** Exercise details **
Below are some records. How many of their lines contain the string "matplotlib"? Give the number only.

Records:
____
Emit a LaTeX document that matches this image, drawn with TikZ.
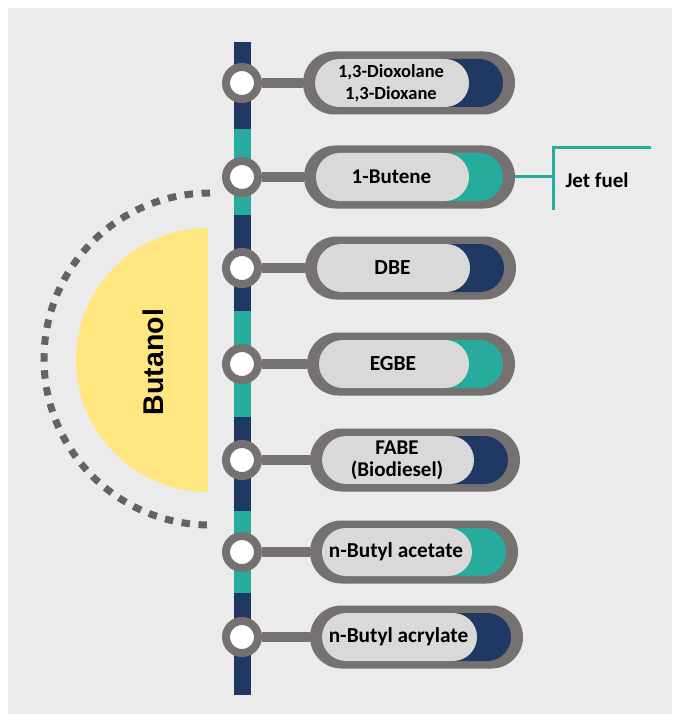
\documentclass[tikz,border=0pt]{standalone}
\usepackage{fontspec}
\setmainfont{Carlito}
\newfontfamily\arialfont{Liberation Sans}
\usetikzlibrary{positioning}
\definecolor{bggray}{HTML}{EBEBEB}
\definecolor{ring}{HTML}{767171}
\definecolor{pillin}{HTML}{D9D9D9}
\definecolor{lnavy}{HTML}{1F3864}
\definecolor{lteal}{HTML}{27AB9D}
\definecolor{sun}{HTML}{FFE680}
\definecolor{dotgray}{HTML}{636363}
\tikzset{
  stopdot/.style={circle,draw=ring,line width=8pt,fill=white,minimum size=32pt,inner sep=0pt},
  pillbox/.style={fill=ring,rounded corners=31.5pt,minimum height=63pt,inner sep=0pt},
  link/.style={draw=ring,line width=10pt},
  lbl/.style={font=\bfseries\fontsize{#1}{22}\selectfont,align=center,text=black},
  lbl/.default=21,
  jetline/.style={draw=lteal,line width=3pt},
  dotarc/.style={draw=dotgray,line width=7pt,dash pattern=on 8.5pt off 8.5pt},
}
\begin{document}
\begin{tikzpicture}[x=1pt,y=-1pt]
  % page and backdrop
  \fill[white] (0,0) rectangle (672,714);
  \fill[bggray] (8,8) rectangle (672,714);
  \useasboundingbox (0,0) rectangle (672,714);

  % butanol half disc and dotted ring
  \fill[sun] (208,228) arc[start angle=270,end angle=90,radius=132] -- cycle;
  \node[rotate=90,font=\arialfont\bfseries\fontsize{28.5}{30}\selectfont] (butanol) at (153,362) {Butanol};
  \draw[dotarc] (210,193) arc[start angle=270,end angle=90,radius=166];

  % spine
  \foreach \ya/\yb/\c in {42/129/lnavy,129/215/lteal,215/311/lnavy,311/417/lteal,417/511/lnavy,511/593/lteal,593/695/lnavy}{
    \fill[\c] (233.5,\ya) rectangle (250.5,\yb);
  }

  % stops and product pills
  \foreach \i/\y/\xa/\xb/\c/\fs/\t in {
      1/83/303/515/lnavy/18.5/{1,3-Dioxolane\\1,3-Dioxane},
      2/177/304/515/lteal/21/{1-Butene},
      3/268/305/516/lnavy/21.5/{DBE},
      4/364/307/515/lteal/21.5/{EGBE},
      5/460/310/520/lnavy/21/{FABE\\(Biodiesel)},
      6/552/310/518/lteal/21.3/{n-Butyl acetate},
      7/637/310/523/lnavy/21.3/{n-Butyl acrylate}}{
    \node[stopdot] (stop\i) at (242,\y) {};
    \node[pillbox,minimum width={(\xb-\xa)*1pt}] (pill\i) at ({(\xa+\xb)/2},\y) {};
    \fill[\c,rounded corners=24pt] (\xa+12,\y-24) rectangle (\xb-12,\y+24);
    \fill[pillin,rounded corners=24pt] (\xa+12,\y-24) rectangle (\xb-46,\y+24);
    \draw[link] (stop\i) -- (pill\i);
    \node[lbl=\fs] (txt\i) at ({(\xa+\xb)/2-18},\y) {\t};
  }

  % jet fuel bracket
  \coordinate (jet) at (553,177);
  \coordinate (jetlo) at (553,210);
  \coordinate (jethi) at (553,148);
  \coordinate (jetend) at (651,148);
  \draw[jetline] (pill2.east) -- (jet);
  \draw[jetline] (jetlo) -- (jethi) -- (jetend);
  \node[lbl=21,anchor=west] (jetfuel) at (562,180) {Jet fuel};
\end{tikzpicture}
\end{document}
____
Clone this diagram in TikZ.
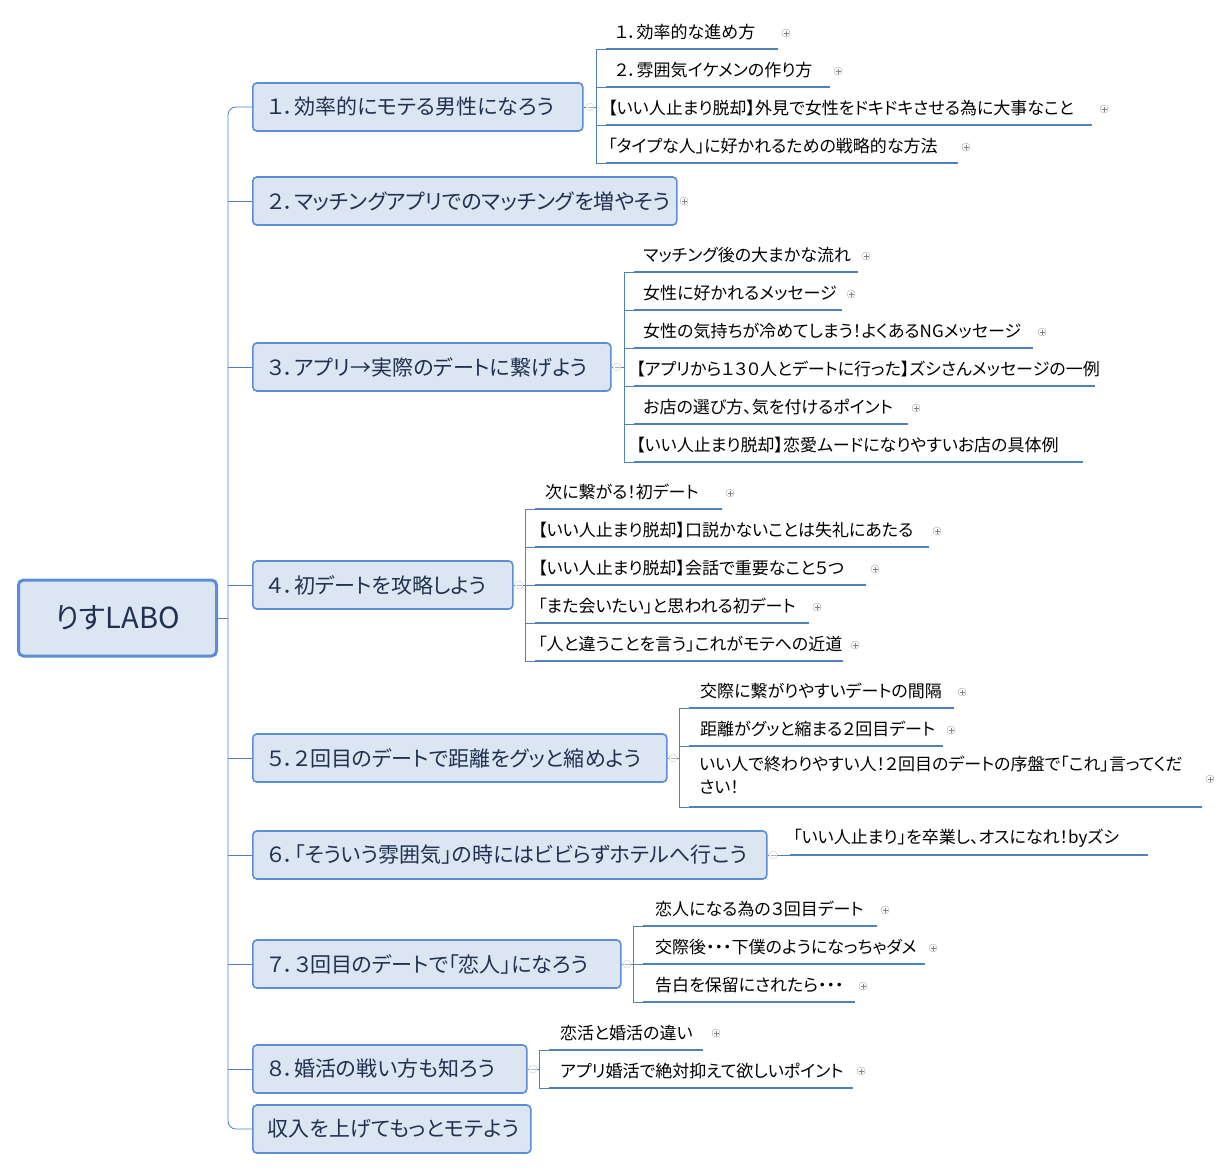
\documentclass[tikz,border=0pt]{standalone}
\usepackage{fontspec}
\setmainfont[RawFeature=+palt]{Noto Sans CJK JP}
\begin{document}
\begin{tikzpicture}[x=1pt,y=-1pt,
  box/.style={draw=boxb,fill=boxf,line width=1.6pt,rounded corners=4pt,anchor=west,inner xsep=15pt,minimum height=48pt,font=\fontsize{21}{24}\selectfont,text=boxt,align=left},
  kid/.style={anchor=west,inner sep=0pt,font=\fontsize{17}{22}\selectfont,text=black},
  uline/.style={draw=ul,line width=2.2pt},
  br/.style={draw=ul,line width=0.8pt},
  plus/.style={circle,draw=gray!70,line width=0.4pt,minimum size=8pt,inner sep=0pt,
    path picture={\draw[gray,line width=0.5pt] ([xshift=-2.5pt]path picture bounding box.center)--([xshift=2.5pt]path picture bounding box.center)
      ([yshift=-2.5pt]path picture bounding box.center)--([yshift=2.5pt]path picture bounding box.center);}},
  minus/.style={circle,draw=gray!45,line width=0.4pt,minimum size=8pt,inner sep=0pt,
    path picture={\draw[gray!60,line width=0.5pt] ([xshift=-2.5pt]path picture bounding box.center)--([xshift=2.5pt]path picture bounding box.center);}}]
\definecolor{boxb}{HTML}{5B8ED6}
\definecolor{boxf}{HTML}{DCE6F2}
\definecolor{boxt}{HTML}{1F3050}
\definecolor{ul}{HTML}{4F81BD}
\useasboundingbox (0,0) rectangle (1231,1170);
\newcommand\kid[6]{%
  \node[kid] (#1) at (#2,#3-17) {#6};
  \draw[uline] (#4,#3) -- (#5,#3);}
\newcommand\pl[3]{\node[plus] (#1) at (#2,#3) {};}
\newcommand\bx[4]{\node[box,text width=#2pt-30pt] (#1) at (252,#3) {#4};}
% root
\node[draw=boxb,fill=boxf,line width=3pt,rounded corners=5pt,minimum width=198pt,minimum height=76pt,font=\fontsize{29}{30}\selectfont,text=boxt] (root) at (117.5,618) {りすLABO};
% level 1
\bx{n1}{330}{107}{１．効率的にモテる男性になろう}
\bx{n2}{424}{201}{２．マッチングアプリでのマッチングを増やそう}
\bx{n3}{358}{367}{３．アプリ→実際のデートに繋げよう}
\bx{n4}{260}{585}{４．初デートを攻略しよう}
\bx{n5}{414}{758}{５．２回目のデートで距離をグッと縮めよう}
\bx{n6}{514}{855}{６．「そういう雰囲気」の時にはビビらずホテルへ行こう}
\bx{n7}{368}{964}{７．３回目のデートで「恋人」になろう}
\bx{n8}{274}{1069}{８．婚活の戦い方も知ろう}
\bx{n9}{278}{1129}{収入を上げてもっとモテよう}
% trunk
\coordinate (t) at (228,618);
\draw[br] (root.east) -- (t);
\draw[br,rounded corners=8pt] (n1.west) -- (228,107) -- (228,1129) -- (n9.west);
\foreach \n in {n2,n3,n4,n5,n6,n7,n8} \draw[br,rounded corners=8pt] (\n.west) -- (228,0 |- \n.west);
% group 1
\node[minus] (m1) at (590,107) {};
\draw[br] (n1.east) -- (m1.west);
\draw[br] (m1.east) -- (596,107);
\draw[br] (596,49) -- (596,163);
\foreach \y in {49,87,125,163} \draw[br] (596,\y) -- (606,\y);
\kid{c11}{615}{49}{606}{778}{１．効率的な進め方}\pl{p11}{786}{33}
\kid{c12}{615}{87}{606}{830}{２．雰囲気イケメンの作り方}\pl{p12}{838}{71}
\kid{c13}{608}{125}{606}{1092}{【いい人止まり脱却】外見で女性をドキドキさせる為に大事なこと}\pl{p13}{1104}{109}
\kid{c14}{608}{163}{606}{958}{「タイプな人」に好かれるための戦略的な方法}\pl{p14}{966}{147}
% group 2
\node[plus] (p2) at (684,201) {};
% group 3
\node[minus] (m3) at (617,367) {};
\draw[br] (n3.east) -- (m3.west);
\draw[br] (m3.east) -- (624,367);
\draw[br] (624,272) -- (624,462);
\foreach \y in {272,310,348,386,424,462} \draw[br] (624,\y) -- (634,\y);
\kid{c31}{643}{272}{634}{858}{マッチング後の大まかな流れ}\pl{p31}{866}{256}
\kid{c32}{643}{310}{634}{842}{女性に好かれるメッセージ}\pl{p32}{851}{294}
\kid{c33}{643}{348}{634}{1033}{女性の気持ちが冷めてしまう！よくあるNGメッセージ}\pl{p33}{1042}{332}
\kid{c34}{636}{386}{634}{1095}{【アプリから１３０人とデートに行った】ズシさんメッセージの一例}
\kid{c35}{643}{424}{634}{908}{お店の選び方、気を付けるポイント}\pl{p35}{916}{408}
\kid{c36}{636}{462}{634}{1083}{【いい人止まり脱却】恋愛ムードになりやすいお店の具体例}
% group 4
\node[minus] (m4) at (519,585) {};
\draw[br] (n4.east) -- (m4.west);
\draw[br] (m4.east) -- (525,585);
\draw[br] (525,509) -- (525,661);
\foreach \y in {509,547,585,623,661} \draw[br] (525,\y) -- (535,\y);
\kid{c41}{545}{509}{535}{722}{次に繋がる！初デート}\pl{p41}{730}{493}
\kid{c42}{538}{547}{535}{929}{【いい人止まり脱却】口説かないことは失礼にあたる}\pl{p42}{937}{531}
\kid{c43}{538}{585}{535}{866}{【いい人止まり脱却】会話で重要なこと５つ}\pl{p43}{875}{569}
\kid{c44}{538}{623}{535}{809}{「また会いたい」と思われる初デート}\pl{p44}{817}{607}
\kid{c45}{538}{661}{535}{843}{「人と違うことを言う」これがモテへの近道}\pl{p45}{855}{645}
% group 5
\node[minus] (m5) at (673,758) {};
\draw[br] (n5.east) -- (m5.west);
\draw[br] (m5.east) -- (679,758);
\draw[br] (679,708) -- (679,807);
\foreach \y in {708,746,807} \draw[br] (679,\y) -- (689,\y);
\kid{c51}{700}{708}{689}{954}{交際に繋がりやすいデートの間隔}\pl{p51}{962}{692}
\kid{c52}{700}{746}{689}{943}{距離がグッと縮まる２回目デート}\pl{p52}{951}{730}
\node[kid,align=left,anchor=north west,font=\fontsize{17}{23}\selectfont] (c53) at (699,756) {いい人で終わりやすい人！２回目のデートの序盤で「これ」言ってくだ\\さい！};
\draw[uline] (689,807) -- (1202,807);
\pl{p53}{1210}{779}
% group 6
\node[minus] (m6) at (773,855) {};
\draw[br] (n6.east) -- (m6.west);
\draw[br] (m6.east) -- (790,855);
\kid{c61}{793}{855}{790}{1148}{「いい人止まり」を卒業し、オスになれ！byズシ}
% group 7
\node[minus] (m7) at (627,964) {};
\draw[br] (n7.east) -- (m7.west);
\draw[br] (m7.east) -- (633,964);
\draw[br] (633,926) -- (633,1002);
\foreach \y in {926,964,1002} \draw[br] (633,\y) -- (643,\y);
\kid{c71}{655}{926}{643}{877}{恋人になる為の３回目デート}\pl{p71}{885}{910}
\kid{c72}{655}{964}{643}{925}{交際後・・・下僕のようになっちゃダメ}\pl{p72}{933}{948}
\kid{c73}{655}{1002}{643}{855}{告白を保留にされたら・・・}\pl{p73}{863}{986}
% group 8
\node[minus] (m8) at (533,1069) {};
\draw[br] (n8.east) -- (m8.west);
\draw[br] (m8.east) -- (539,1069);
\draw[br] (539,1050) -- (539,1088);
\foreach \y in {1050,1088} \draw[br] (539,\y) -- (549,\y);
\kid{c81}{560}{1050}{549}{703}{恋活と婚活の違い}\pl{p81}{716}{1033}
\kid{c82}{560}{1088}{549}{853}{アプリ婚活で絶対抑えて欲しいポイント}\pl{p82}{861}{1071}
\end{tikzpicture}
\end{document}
____
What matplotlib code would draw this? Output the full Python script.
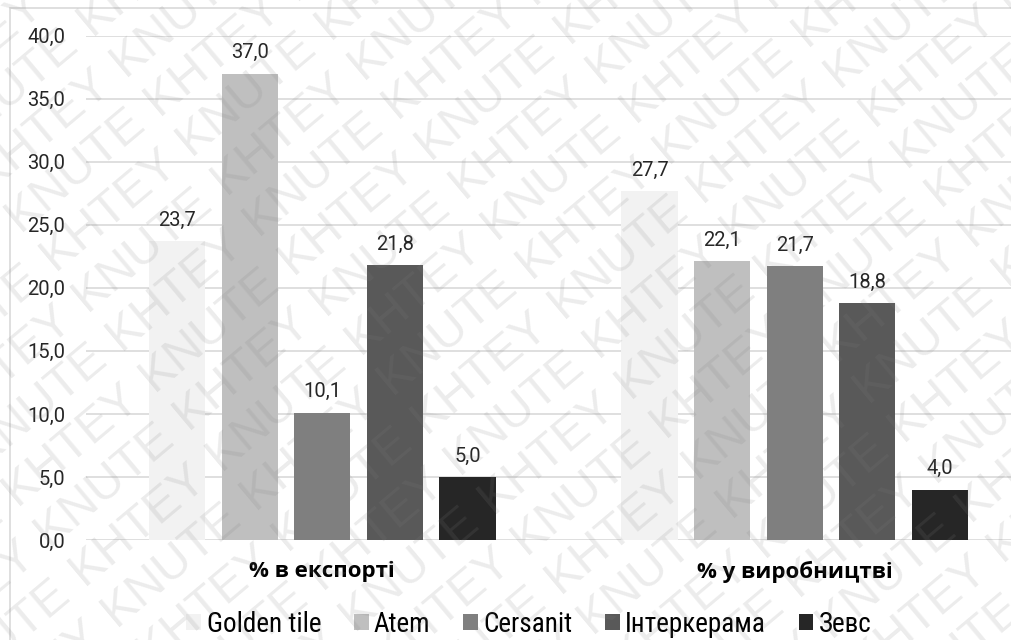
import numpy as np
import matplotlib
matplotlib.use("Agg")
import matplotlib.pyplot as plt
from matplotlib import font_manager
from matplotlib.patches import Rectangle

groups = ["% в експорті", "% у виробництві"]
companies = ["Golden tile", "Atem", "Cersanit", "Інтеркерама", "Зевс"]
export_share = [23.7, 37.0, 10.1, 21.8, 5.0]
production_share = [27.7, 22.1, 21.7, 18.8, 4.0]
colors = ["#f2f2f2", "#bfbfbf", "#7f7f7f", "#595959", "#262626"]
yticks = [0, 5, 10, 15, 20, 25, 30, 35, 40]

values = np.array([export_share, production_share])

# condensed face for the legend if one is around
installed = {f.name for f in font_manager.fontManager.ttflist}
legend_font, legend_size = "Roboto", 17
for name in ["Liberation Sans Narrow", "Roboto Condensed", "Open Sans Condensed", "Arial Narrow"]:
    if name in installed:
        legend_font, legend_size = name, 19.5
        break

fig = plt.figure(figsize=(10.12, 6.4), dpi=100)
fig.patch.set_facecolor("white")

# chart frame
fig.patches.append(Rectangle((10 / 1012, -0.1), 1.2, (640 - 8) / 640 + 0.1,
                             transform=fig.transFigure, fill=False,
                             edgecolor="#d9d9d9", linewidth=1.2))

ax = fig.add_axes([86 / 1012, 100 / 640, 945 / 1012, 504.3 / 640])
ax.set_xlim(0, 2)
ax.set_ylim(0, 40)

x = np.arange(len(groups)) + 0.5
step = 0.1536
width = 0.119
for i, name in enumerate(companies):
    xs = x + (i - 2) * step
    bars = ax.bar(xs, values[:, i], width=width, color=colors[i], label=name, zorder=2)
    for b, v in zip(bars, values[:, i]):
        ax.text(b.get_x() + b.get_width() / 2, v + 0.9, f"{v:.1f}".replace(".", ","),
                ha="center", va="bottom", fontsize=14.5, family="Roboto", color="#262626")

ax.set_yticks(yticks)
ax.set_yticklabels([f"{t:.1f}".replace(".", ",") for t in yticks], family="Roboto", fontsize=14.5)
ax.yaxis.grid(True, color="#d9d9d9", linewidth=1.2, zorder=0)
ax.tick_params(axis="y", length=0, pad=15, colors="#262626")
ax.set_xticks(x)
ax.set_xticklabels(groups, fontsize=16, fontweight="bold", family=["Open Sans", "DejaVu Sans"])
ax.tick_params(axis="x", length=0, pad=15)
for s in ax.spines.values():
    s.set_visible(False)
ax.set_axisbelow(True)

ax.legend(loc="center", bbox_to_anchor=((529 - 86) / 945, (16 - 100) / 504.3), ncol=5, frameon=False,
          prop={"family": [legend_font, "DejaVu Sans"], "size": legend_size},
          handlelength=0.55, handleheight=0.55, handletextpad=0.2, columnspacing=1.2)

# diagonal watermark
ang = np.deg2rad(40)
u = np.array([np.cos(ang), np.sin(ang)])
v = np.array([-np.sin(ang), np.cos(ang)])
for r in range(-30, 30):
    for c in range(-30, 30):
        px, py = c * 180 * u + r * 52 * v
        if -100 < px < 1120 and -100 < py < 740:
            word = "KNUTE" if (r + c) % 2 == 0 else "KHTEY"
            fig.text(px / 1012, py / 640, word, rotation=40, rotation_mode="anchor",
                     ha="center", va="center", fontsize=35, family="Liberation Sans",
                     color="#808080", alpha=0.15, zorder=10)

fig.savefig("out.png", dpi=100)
____
** Response for this exercise **
6